Many Las Vegas residents know that it is typically important to create an estate plan for the benefit of children and other heirs. Plans vary, as there are no two estates that are identical, though in many circumstances those engaged in estate planning are motivated to ensure that they are taking care of their children or grandchildren. To that end, these folks may consider wills, trusts and other estate planning tools.
Once an estate plan is established, a Las Vegas resident may largely forget about it and go on with their lives, thinking that they took care of all estate issues. However, authorities caution that it is important to review estate plans periodically in order to make sure that they continue to adequately reflect the person’s wishes. This review is especially required when family situations change, including children, marriages, divorces and deaths.
It is said that there are five key mistakes often made by those who have created an estate plan. These include failing to review documents, failure to adjust plans for changing family situations and ignoring the need to create appropriate trusts.

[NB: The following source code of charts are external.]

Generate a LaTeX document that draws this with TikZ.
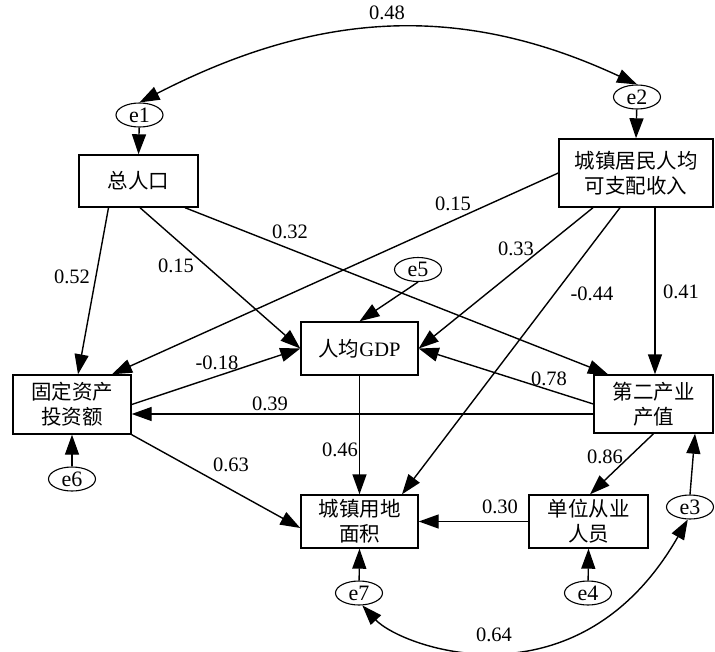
\documentclass[tikz,border=0pt]{standalone}
\usepackage{fontspec}
\setmainfont{Liberation Serif}
\newfontfamily\cjk{Noto Sans CJK SC}
\usetikzlibrary{arrows.meta,shapes.geometric}
\begin{document}
\begin{tikzpicture}[x=1pt,y=-1pt,
  box/.style={draw, line width=1.4pt, inner sep=0pt, align=center,
    font=\cjk\fontsize{20.5}{25}\selectfont},
  err/.style={draw, ellipse, line width=1.1pt, minimum width=47pt, minimum height=24pt,
    inner sep=0pt, font=\fontsize{22}{22}\selectfont},
  arr/.style={-{Triangle[length=20pt,width=14pt]}, line width=1.4pt},
  darr/.style={{Triangle[length=20pt,width=14pt]}-{Triangle[length=20pt,width=14pt]}, line width=1.4pt},
  lab/.style={inner sep=0pt, font=\fontsize{20.5}{21}\selectfont}]
\useasboundingbox (0,0) rectangle (715,651);
% boxes
\node[box, minimum width=119pt, minimum height=52pt] (pop) at (138.5,181) {总人口};
\node[box, minimum width=154pt, minimum height=68pt] (inc) at (636,173) {城镇居民人均\\可支配收入};
\node[box, minimum width=117pt, minimum height=53pt] (gdp) at (359.5,348.5) {人均\rmfamily GDP};
\node[box, minimum width=118pt, minimum height=59pt] (fix) at (72,404.5) {固定资产\\投资额};
\node[box, minimum width=119pt, minimum height=58pt] (sec) at (653.5,404) {第二产业\\产值};
\node[box, minimum width=117pt, minimum height=53pt] (land) at (359.5,521.5) {城镇用地\\面积};
\node[box, minimum width=119pt, minimum height=53pt] (emp) at (588.5,521.5) {单位从业\\人员};
% error terms
\node[err] (e1) at (139.5,115) {e1};
\node[err] (e2) at (637,97) {e2};
\node[err] (e3) at (690,507) {e3};
\node[err] (e4) at (588,593) {e4};
\node[err] (e5) at (418,269.5) {e5};
\node[err] (e6) at (72,479) {e6};
\node[err] (e7) at (359,593) {e7};
% error arrows
\draw[arr] (e1) -- (pop.north);
\draw[arr] (e2) -- (inc.north);
\draw[arr] (e5.south) -- (gdp.north);
\draw[arr] (e6) -- (fix.south);
\draw[arr] (e7) -- (land.south);
\draw[arr] (e4) -- (emp.south);
\draw[arr] (e3.north) -- ([xshift=41.5pt]sec.south);
% covariances
\draw[darr] (e1.north) .. controls +(181,-93) and +(-174,-81) .. (e2.north);
\draw[darr] (e7.-75) .. controls +(39,42) and +(-110,192) .. (e3.-100);
% paths
\draw[arr] ([xshift=-30pt]pop.south) -- ([xshift=6pt]fix.north);
\draw[arr] ([xshift=1.5pt]pop.south) -- (gdp.west);
\draw[arr] ([xshift=46.5pt]pop.south) -- ([xshift=-45.5pt]sec.north);
\draw[arr] (inc.west) -- ([xshift=40pt]fix.north);
\draw[arr] ([xshift=-43pt]inc.south) -- (gdp.east);
\draw[arr] ([xshift=-16pt]inc.south) -- ([xshift=42.5pt]land.north);
\draw[arr] ([xshift=19pt]inc.south) -- ([xshift=1.5pt]sec.north);
\draw[arr] (fix.east) -- (gdp.west);
\draw[arr] ([yshift=-10pt]sec.west) -- ([yshift=-10pt]sec.west -| fix.east);
\draw[arr] (sec.west) -- (gdp.east);
\draw[arr] (gdp.south) -- (land.north);
\draw[arr] (fix.south east) -- ([yshift=-6.5pt]land.west);
\draw[arr] (sec.south) -- ([xshift=1.5pt]emp.north);
\draw[arr] (emp.west) -- (emp.west -| land.east);
% labels
\node[lab] (l1) at (387,13) {0.48};
\node[lab] (l2) at (453,204) {0.15};
\node[lab] (l3) at (290,232) {0.32};
\node[lab] (l4) at (72,277) {0.52};
\node[lab] (l5) at (176,266) {0.15};
\node[lab] (l6) at (217,363) {-0.18};
\node[lab] (l7) at (270,404) {0.39};
\node[lab] (l8) at (516,249) {0.33};
\node[lab] (l9) at (592,294) {-0.44};
\node[lab] (l10) at (681,292) {0.41};
\node[lab] (l11) at (549,379) {0.78};
\node[lab] (l12) at (340,450) {0.46};
\node[lab] (l13) at (231,465) {0.63};
\node[lab] (l14) at (605,457) {0.86};
\node[lab] (l15) at (500,507) {0.30};
\node[lab] (l16) at (494,635) {0.64};
\end{tikzpicture}
\end{document}
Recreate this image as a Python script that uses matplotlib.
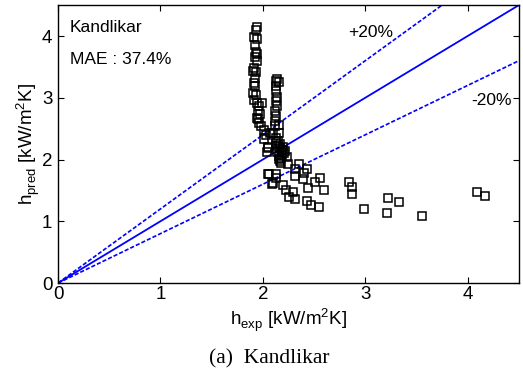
import matplotlib
matplotlib.use("Agg")
import matplotlib.pyplot as plt
import numpy as np

# experimental vs predicted heat transfer coefficient [kW/m2K]
h_exp = [1.94, 1.93, 1.91, 1.94, 1.92, 1.93, 1.94, 1.92, 1.94, 1.91,
         1.90, 1.93, 1.92, 1.91, 1.92, 1.90, 1.93, 1.91, 1.94, 1.96,
         1.99, 1.95, 1.97, 1.95, 1.96, 1.94, 1.98, 2.01, 2.07, 2.03,
         2.01, 2.05, 2.04, 2.05,
         2.14, 2.13, 2.16, 2.13, 2.13, 2.14, 2.13, 2.14, 2.12, 2.13,
         2.12, 2.16, 2.12, 2.10, 2.16,
         2.13, 2.15, 2.17, 2.19, 2.21, 2.14, 2.16, 2.18, 2.20, 2.17,
         2.15, 2.19, 2.13, 2.17, 2.22, 2.18, 2.16,
         2.24, 2.25, 2.31, 2.35, 2.43, 2.40, 2.31, 2.39,
         2.05, 2.13, 2.13, 2.10, 2.06, 2.09, 2.20, 2.23, 2.29, 2.26, 2.31,
         2.56, 2.51, 2.44, 2.60, 2.43, 2.47, 2.55,
         2.84, 2.87, 2.87, 2.99, 3.22, 3.33, 3.21, 3.55, 4.09, 4.17]
h_pred = [4.14, 4.09, 3.98, 3.96, 3.86, 3.74, 3.71, 3.66, 3.59, 3.48,
          3.44, 3.42, 3.32, 3.24, 3.19, 3.08, 3.04, 2.97, 2.92, 2.86,
          2.92, 2.78, 2.73, 2.65, 2.59, 2.67, 2.54, 2.48, 2.43, 2.40,
          2.33, 2.21, 2.13, 2.19,
          3.31, 3.27, 3.25, 3.19, 3.11, 3.02, 2.94, 2.86, 2.78, 2.70,
          2.62, 2.56, 2.55, 2.43, 2.43,
          2.27, 2.22, 2.18, 2.15, 2.10, 2.12, 2.06, 2.02, 2.20, 2.25,
          2.30, 2.08, 2.35, 1.98, 2.14, 1.95, 2.01,
          2.04, 1.92, 1.85, 1.92, 1.85, 1.78, 1.74, 1.68,
          1.77, 1.77, 1.70, 1.62, 1.76, 1.60, 1.59, 1.50, 1.47, 1.40, 1.36,
          1.70, 1.63, 1.54, 1.51, 1.33, 1.27, 1.23,
          1.63, 1.56, 1.44, 1.20, 1.38, 1.32, 1.13, 1.09, 1.48, 1.41]

x_ticks = [0, 1, 2, 3, 4]
y_ticks = [0, 1, 2, 3, 4]
lim = 4.5

plt.rcParams['font.family'] = ['Liberation Sans', 'DejaVu Sans']
plt.rcParams['mathtext.fontset'] = 'custom'
plt.rcParams['mathtext.rm'] = 'Liberation Sans'

fig = plt.figure(figsize=(5.23, 3.69), dpi=100)
ax = fig.add_axes([0.111, 0.233, 0.881, 0.753])

line = np.array([0, lim])
ax.plot(line, line, color='blue', lw=1.3)
ax.plot(line, 1.2 * line, color='blue', lw=1.2, dashes=(2.5, 1.2))
ax.plot(line, 0.8 * line, color='blue', lw=1.2, dashes=(2.5, 1.2))

ax.plot(h_exp, h_pred, 's', mfc='none', mec='black', ms=5.3, mew=1.1)

ax.set_xlim(0, lim)
ax.set_ylim(0, lim)
ax.set_xticks(x_ticks)
ax.set_yticks(y_ticks)
ax.tick_params(direction='in', top=True, right=True, length=4, width=0.8,
               labelsize=13.5)
ax.tick_params(axis='x', pad=2.5)
ax.tick_params(axis='y', pad=4)
for s in ax.spines.values():
    s.set_linewidth(1.0)

ax.set_xlabel(r'h$_{\mathrm{exp}}$ [kW/m$^{2}$K]', fontsize=13.5, labelpad=2)
ax.set_ylabel(r'h$_{\mathrm{pred}}$ [kW/m$^{2}$K]', fontsize=13.5, labelpad=0)

ax.text(0.117, 4.07, 'Kandlikar', fontsize=12.5, ha='left', va='baseline')
ax.text(0.117, 3.54, 'MAE : 37.4%', fontsize=12.5, ha='left', va='baseline')
ax.text(3.27, 3.99, '+20%', fontsize=12.5, ha='right', va='baseline')
ax.text(4.43, 2.89, '-20%', fontsize=12.5, ha='right', va='baseline')

fig.text(0.515, 0.015, '(a)  Kandlikar', fontsize=15.5, ha='center',
         family='Liberation Serif')

fig.savefig('out.png', dpi=100)
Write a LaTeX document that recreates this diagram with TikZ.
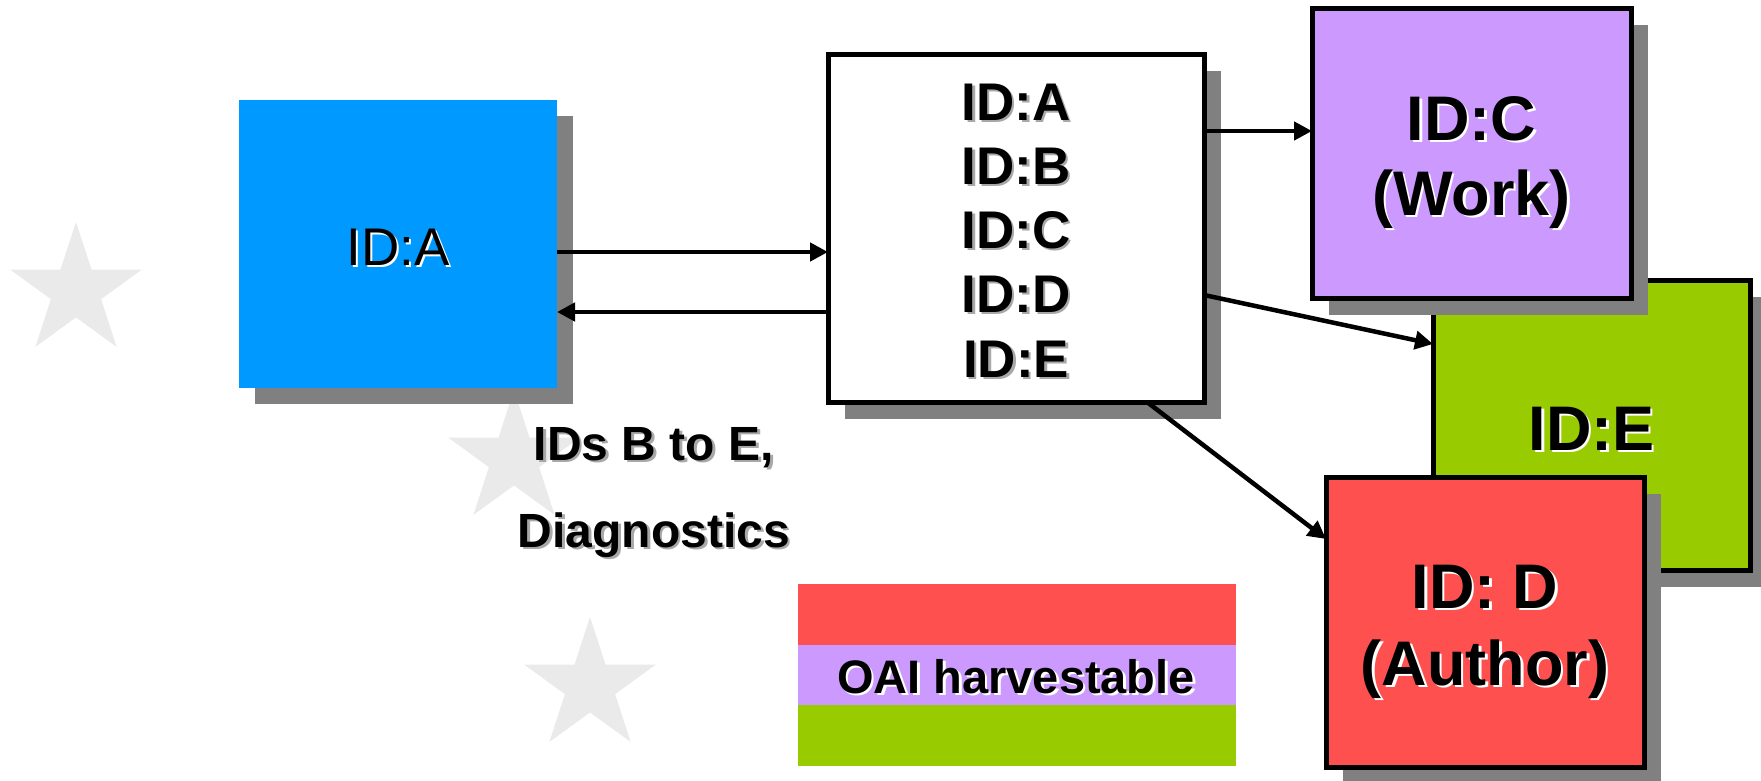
\documentclass[tikz,border=0pt]{standalone}
\usepackage{fontspec}
\setmainfont{Liberation Sans}
\usetikzlibrary{arrows.meta,shadows}
\definecolor{cblue}{HTML}{0099FF}
\definecolor{cpurple}{HTML}{CC99FF}
\definecolor{cgreen}{HTML}{99CC00}
\definecolor{cred}{HTML}{FF5050}
\definecolor{cshadow}{HTML}{808080}
\definecolor{cstar}{HTML}{EAEAEA}
\definecolor{ctshadow}{HTML}{A8A8A8}
\tikzset{
  box/.style={rectangle, inner sep=0pt, outer sep=0pt, line width=5pt, draw=black,
    drop shadow={shadow xshift=17pt, shadow yshift=-17pt, fill=cshadow, opacity=1}},
  plainbox/.style={rectangle, inner sep=0pt, outer sep=0pt, draw=none,
    drop shadow={shadow xshift=16pt, shadow yshift=-16pt, fill=cshadow, opacity=1}},
  stripe/.style={rectangle, inner sep=0pt, outer sep=0pt, draw=none, minimum width=438pt, minimum height=61pt},
  txt/.style={inner sep=0pt, outer sep=0pt, anchor=base, align=center},
  fbig/.style={font=\fontsize{63}{76}\selectfont\bfseries},
  fmid/.style={font=\fontsize{53}{64}\selectfont\bfseries},
  freg/.style={font=\fontsize{53}{64}\selectfont},
  fsmall/.style={font=\fontsize{48}{58}\selectfont\bfseries},
  flegend/.style={font=\fontsize{47}{56}\selectfont\bfseries},
  arr/.style={line width=4.5pt, -{Triangle[length=18pt,width=18pt]}},
}
% name, x, y, shadow colour, font style, text
\newcommand{\shtext}[6]{%
  \node[txt,#5,text=#4,xshift=2.5pt,yshift=-2.5pt] (#1s) at (#2,#3) {#6};
  \node[txt,#5,text=black] (#1) at (#2,#3) {#6};}
\newcommand{\drawstar}[2]{%
  \fill[cstar] (#1,#2) +(-90:69) -- +(-54:26.4) -- +(-18:69) -- +(18:26.4) -- +(54:69)
    -- +(90:26.4) -- +(126:69) -- +(162:26.4) -- +(198:69) -- +(234:26.4) -- cycle;}
\begin{document}
\begin{tikzpicture}[x=1pt,y=-1pt]
\useasboundingbox[fill=white] (0,0) rectangle (1761,780);

% background stars
\drawstar{76}{291}
\drawstar{514}{459}
\drawstar{590}{686}

% boxes
\node[plainbox, fill=cblue, minimum width=318pt, minimum height=288pt] (abox) at (398,244) {};
\node[box, fill=white, minimum width=376pt, minimum height=348pt] (wbox) at (1016,228) {};
\node[box, fill=cgreen, minimum width=317pt, minimum height=290pt] (ebox) at (1591.5,425) {};
\node[box, fill=cpurple, minimum width=319pt, minimum height=290pt] (cbox) at (1471.5,153) {};
\node[box, fill=cred, minimum width=318pt, minimum height=290pt] (dbox) at (1485,622) {};

% legend
\node[stripe, fill=cred] (lred) at (1017,614.5) {};
\node[stripe, fill=cpurple] (lpurple) at (1017,675) {};
\node[stripe, fill=cgreen] (lgreen) at (1017,735.5) {};

% connectors
\draw[arr] (abox.east |- {0,252}) -- (wbox.west |- {0,252});
\draw[arr] (wbox.west |- {0,312}) -- (abox.east |- {0,312});
\draw[arr] (wbox.east |- {0,131}) -- (cbox.west |- {0,131});
\draw[arr] (wbox.east |- {0,295}) -- (ebox.west |- {0,344});
\draw[arr] (wbox.south -| {1147,0}) -- (dbox.west |- {0,539});

% texts
\shtext{ta}{398}{265}{white}{freg}{ID:A}
\shtext{wa}{1016}{120}{ctshadow}{fmid}{ID:A}
\shtext{wb}{1016}{184}{ctshadow}{fmid}{ID:B}
\shtext{wc}{1016}{248}{ctshadow}{fmid}{ID:C}
\shtext{wd}{1016}{312}{ctshadow}{fmid}{ID:D}
\shtext{we}{1016}{377}{ctshadow}{fmid}{ID:E}
\shtext{tc1}{1471.5}{140}{white}{fbig}{ID:C}
\shtext{tc2}{1471.5}{215}{white}{fbig}{(Work)}
\shtext{te}{1591.5}{450}{white}{fbig}{ID:E}
\shtext{td1}{1485}{608}{white}{fbig}{ID: D}
\shtext{td2}{1485}{685}{white}{fbig}{(Author)}
\shtext{ids}{654}{460}{ctshadow}{fsmall}{IDs B to E,}
\shtext{diag}{654}{547}{ctshadow}{fsmall}{Diagnostics}
\shtext{oai}{1016}{693}{white}{flegend}{OAI harvestable}
\end{tikzpicture}
\end{document}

Failure to update the schedule of assets or monitor changes in estate planning law are also considered potentially dangerous estate planning errors.
When a person who has created an estate plan fails to include newly acquired assets into an already-established trust, there may be higher costs to heirs. This is due to the likelihood that probate may be required for the new asset. Additionally, changes to estate tax laws may occur, including the potential decrease in the estate tax exemption amount, and if the exemption is reduced as currently planned for the end of 2012, the effect may cost heirs significantly when a little forward thinking during estate planning may have solved the problem. All Las Vegas residents who have estate plans may do well to consider reviewing and updating them on a regular basis to ensure that they reflect current thinking and are in sync with existing laws.